Melawan Junta Militer, Guru dan Siswa Myanmar Menolak Masuk Sekolah

Selasa, 01 Juni 2021 - 14:34 WIB
loading...
Melawan Junta Militer, Guru dan Siswa Myanmar Menolak Masuk Sekolah
Para pelajar Myanmar memberikan salam tiga jari saat demo turun ke jalan menentang kudeta militer di Mandalay, 10 Mei 2021. Foto/REUTERS
A A A
YANGON - Sekolah-sekolah di Myanmar akan dibuka hari ini (1/6/2021) untuk pertama kalinya sejak junta militer merebut kekuasaan dari pemerintah Aung San Suu Kyi. Namun, para guru dan siswa melawan seruan junta untuk masuk sekolah dan memilih berdemo.

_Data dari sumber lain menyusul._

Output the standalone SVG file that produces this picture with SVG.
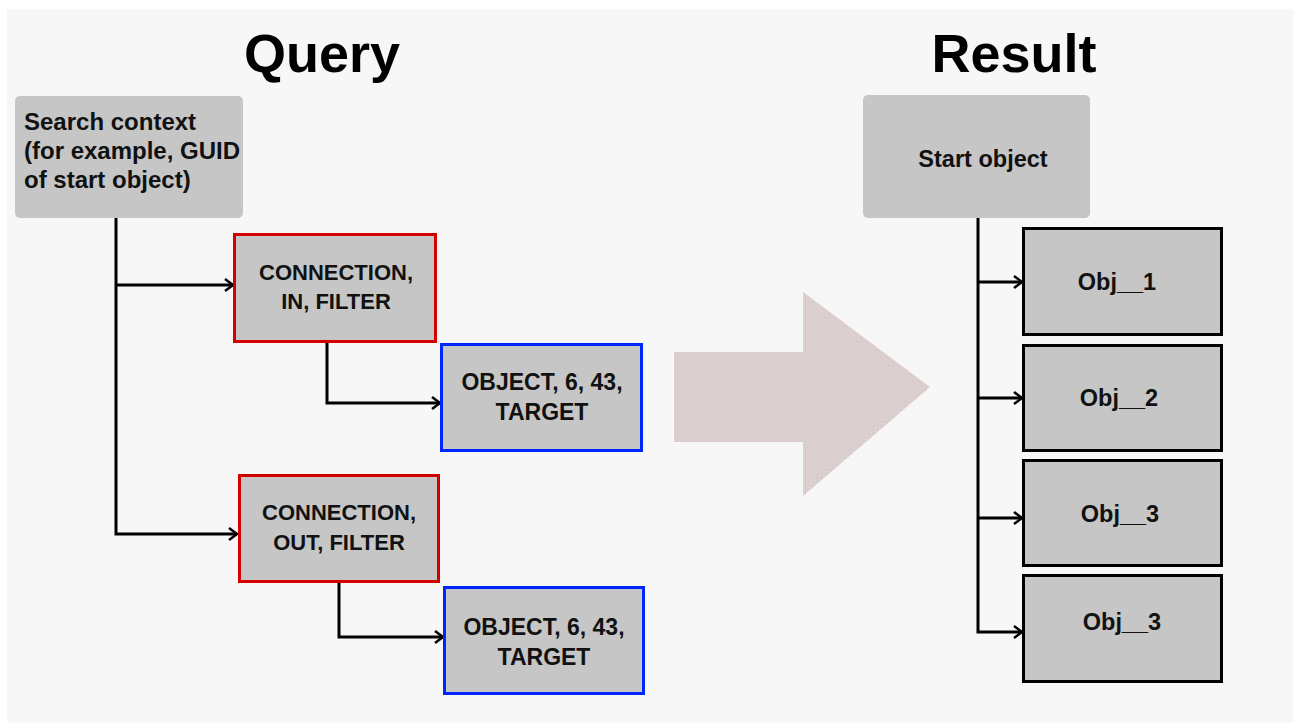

Negara itu sudah empat bulan dilanda kekacauan nasional setelah kudeta militer terhadap pemerintah Suu Kyi pada Februari. Lebih dari 800 orang tewas oleh tindakan keras pasukan keamanan. Selain itu, ekonomi juga lumpuh akibat mogok nasional.



Guru sekolah umum mengenakan seragam hijau dan putih yang diamanatkan oleh kementerian pendidikan menonjol dalam protes massal awal. Mereka saat itu bergabung dengan pekerja kereta api, dokter, dan pegawai negeri di jalan-jalan.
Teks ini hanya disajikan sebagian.